Kenya prison
Prisoners look out from the Shimo la Tewa maximum security prison in the Kenyan coastal town of Mombasa, June 24, 2010. Tony Karumba/AFP/Getty Images

Amid persistent terrorist attacks by Somalia’s al-Shabab militant group, Kenya is expected to build a separate prison for “violent, extremist offenders” to stop them from spreading radical Islamic ideologies to other prisoners. Kenyan President Uhuru Kenyatta announced plans for the special correctional facility in a speech heard by Reuters on Wednesday.

“We will establish a new prison to hold violent, extremist offenders — the truth of the matter is that we cannot allow them to spread their poison to vulnerable Kenyans,” Kenyatta reportedly said in the speech, which he read Tuesday at a graduation ceremony for prison guards. He gave no timeline for the prison’s construction and did not specify which extremist groups he was referring to, but Kenya has been a target of al-Shabab in recent years due to the country’s military intervention against the group in neighboring Somalia.

In April last year, 148 people were killed when al-Shabab gunmen stormed Garissa University in northeast Kenya, some 125 miles from the Somalia border. After the attack, Kenyatta promised a new campaign to curb the recruitment of violent radical groups and to fight the influence of al-Shabab in Kenya.

The al Qaeda-linked fighters have claimed responsibility for many other attacks in Kenya, including the September 2013 raid on the Westgate shopping mall in Nairobi, which killed 77 people, and the July 2014 attacks on Kenyan villages in Lamu County, which killed 29 people.
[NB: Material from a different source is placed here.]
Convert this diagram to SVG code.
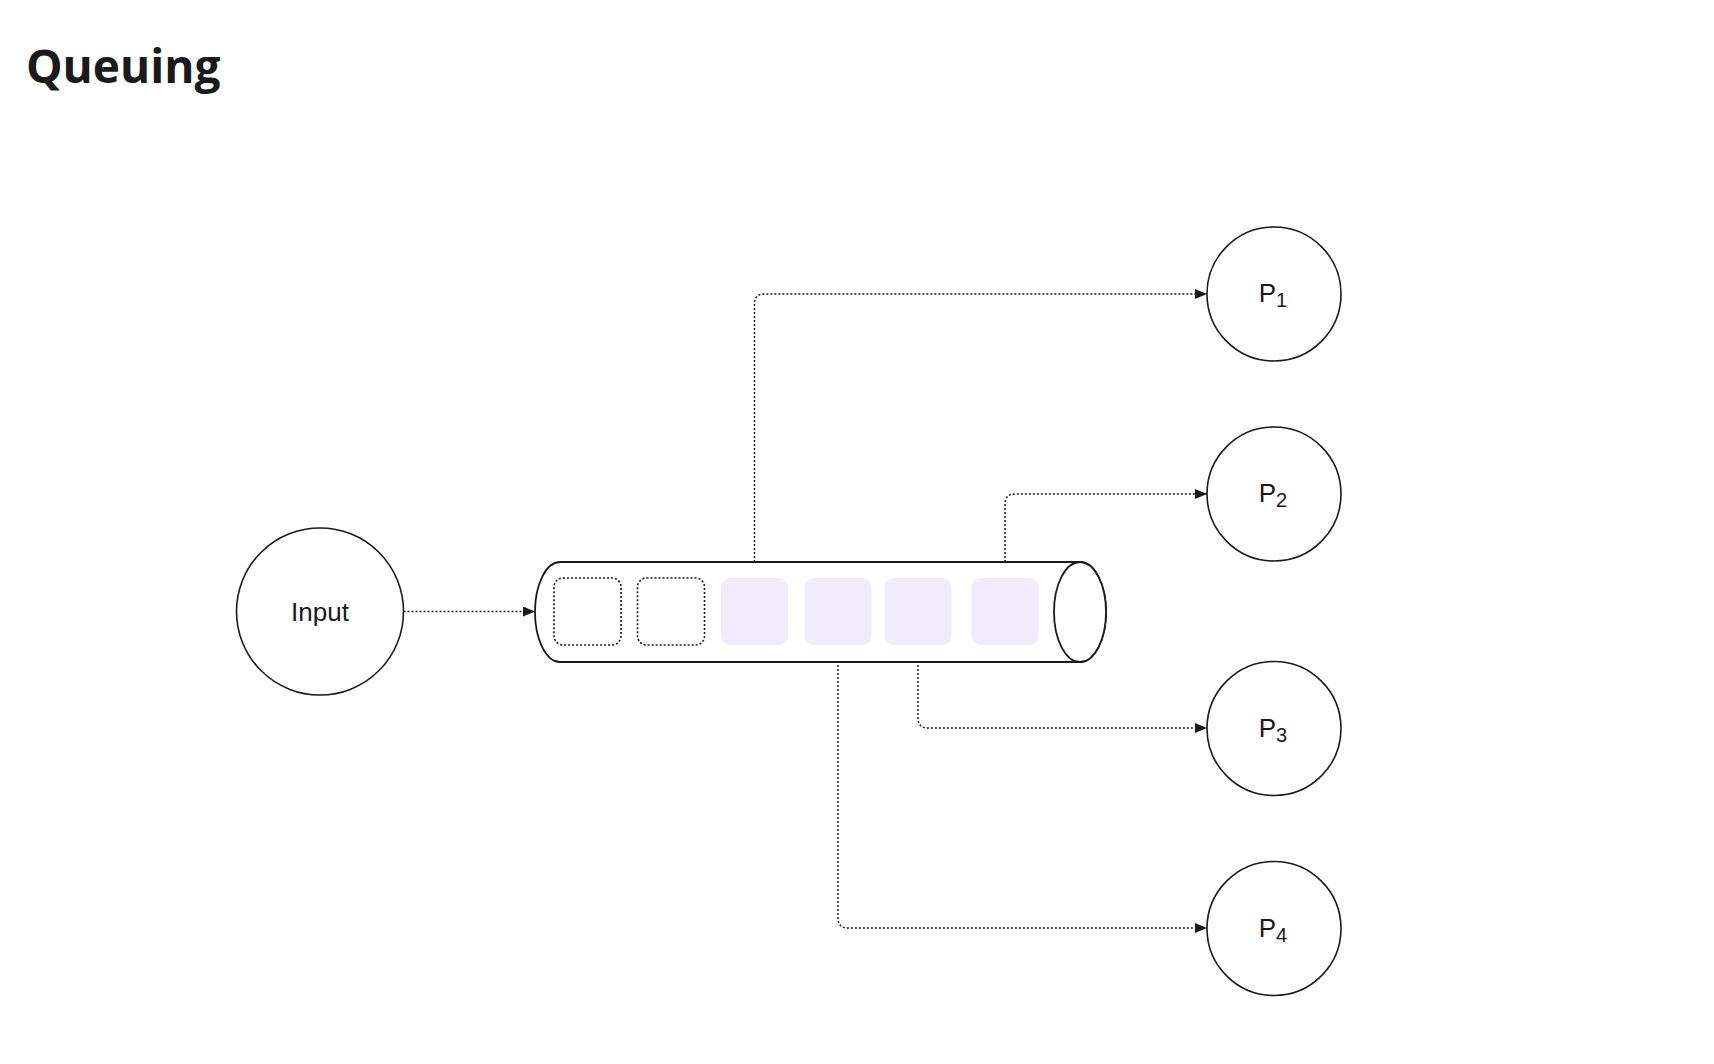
<svg xmlns="http://www.w3.org/2000/svg" width="1714" height="1064" viewBox="0 0 1714 1064">
<style>
.title{font-family:"Open Sans","Noto Sans",sans-serif;font-weight:700;font-size:46px;fill:#1a1a1a}
.lbl{font-family:"Liberation Sans",Arial,sans-serif;font-size:26px;fill:#1a1a1a}
.node{fill:#ffffff;stroke:#1a1a1a;stroke-width:1.6}
.pipe{fill:#ffffff;stroke:#1a1a1a;stroke-width:1.8}
.slot-empty{fill:none;stroke:#1a1a1a;stroke-width:1.6;stroke-dasharray:2 2}
.slot-full{fill:#f1ecfd;stroke:none}
.conn{fill:none;stroke:#1a1a1a;stroke-width:1.5;stroke-dasharray:2 2}
</style>
<defs>
<marker id="arrow" markerUnits="userSpaceOnUse" markerWidth="12" markerHeight="10" refX="12" refY="5" orient="auto">
<path d="M0,0 L12,5 L0,10 Z" fill="#1a1a1a"/>
</marker>
</defs>
<rect width="1714" height="1064" fill="#ffffff"/>
<text class="title" x="26" y="83">Queuing</text>

<g id="connectors">
<path class="conn" d="M403.5 611.5 H535" marker-end="url(#arrow)"/>
<path class="conn" d="M754.5 578 V304 Q754.5 294 764.5 294 H1207" marker-end="url(#arrow)"/>
<path class="conn" d="M1005 578 V504 Q1005 494 1015 494 H1207" marker-end="url(#arrow)"/>
<path class="conn" d="M918 645 V718 Q918 728 928 728 H1207" marker-end="url(#arrow)"/>
<path class="conn" d="M838 645 V918 Q838 928 848 928 H1207" marker-end="url(#arrow)"/>
</g>

<g id="input">
<circle class="node" cx="320" cy="611.5" r="83.5"/>
<text class="lbl" x="320" y="621" text-anchor="middle">Input</text>
</g>

<g id="queue">
<path class="pipe" d="M560 562 L1080 562 A26 50 0 0 1 1080 662 L560 662 A25 50 0 0 1 560 562 Z"/>
<ellipse class="pipe" cx="1080" cy="612" rx="26" ry="50"/>
<rect class="slot-empty" x="554" y="578" width="67" height="67" rx="9"/>
<rect class="slot-empty" x="637.5" y="578" width="67" height="67" rx="9"/>
<rect class="slot-full" x="721" y="578" width="67" height="67" rx="9"/>
<rect class="slot-full" x="804.5" y="578" width="67" height="67" rx="9"/>
<rect class="slot-full" x="884.5" y="578" width="67" height="67" rx="9"/>
<rect class="slot-full" x="971.5" y="578" width="67" height="67" rx="9"/>
</g>

<g id="p1">
<circle class="node" cx="1274" cy="294" r="67"/>
<text class="lbl" x="1273" y="302" text-anchor="middle">P<tspan dy="5" font-size="20">1</tspan></text>
</g>
<g id="p2">
<circle class="node" cx="1274" cy="494" r="67"/>
<text class="lbl" x="1273" y="502" text-anchor="middle">P<tspan dy="5" font-size="20">2</tspan></text>
</g>
<g id="p3">
<circle class="node" cx="1274" cy="728.5" r="67"/>
<text class="lbl" x="1273" y="736.5" text-anchor="middle">P<tspan dy="5" font-size="20">3</tspan></text>
</g>
<g id="p4">
<circle class="node" cx="1274" cy="928.5" r="67"/>
<text class="lbl" x="1273" y="936.5" text-anchor="middle">P<tspan dy="5" font-size="20">4</tspan></text>
</g>
</svg>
Overall, al-Shabab has reportedly killed more than 400 people in Kenya in the past two years. The militants have overwhelmingly targeted civilians, government officials and non-Muslims.

Al-Shabab emerged in 2006 from the now-defunct Islamic Courts Union that controlled Somalia’s capital of Mogadishu. The Sunni militant group launched its own insurgency against major Somali cities by 2009, controlling Mogadishu and southern Somalia until it was driven out by domestic and international forces around 2012.

Many rural areas of Somalia are still controlled by al-Shabab, and the militants recently recaptured the key port city of Merca, some 45 miles from the capital. The extremist group seeks to topple Somalia’s Western-backed government and impose its strict version of Islamic law, Sharia.